Friday, December 07, 2012

China's new leaders

A Public Lecture on China's new leadership will be presented at the Australian National University,  in Canberra, 2:30 PM 13 December 2012.

Australian Centre for China in the World

Public Lecture

China's new leadership: insights and prospects

With the 18th Communist Party Congress held in early November comes a new group of leaders for the People's Republic of China. Although commentators are reasonably familiar with new Party General Secretary Xi Jinping, who made his third visit to Australia in June 2010, and his number two, Li Keqiang (slated to become Premier in March 2013), who also came to Australia in 2009 as Vice-Premier, many of the new appointments to the Central Committee and to the Politburo itself are much less well known. As Australia's future is so bound up with that of China, it is of great importance that we understand as fully as we can the complexion of China's new leadership, the interests they represent and the possible directions in which they may seek to take the country. The Australian Centre on China in the World has assembled a panel of Australia's most acute and knowledgeable observers of the Chinese Communist Party for a forum on the new Chinese leadership:
Dr Gerry Groot is Head of Discipline and Senior Lecturer in Chinese Studies at the Centre for Asian Studies, University of Adelaide, where he teaches Asian studies and Chinese politics. Much of his research revolves around the Chinese Communist Party’s United Front Work Department, particularly the so-called democratic parties but also the many other aspects of united front work.
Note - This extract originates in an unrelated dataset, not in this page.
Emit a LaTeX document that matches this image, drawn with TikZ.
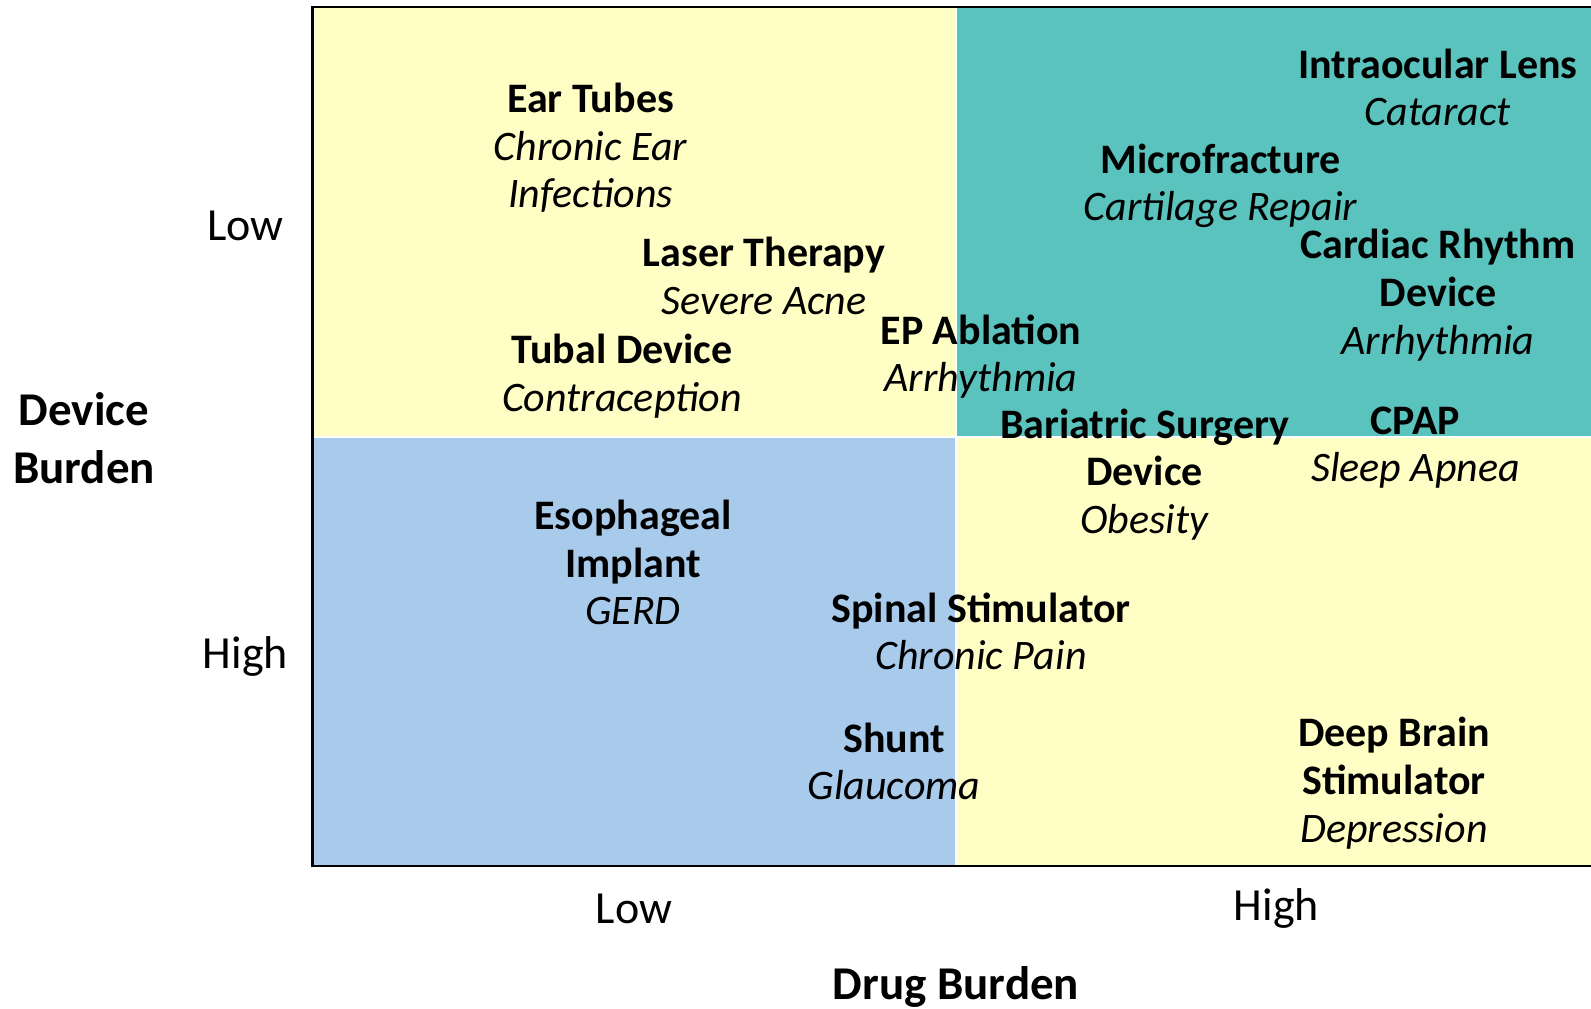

An active member of the Chinese Studies Association, Gerry is also a board member of the Australian Centre for China in the World at ANU and will be the China Representative for the Asian Studies Association of Australia.
Professor Baogang He is currently Chair in International Studies at Deakin University. He received the Mayer Prize from the Australian Political Studies Association in 1994, and five Australian Research Council Discovery Grants. Professor He has provided consultation work for the United Nations Development Programme, Danish Development Agency, Ministry of Civic Affairs, Ford Foundation and Asia Foundation. Professor He’s publications deal with a wide range of issues such as deliberation, participation, citizenship, multiculturalism and civil society in China. Professor Richard Rigby has a PhD in modern Chinese history from ANU. He worked as a diplomat (including postings in Japan, the UK and China, and as Ambassador to Israel) and senior intelligence analyst in the Office of National Assessments from 1975-2008. He moved back to ANU in 2008 to assume the new position of Executive Director of the ANU China Institute, and is now concurrently Adjunct Director of the Centre on China in the World.
Dr Warren Sun is Reader in Chinese Studies at Monash University. He is a scholar of modern Chinese intellectual history, as well as an historian of contemporary China. Jointly with his long-standing collaborator Professor Frederick Teiwes, he has published eight books on Chinese elite politics, including The End of the Maoist Era.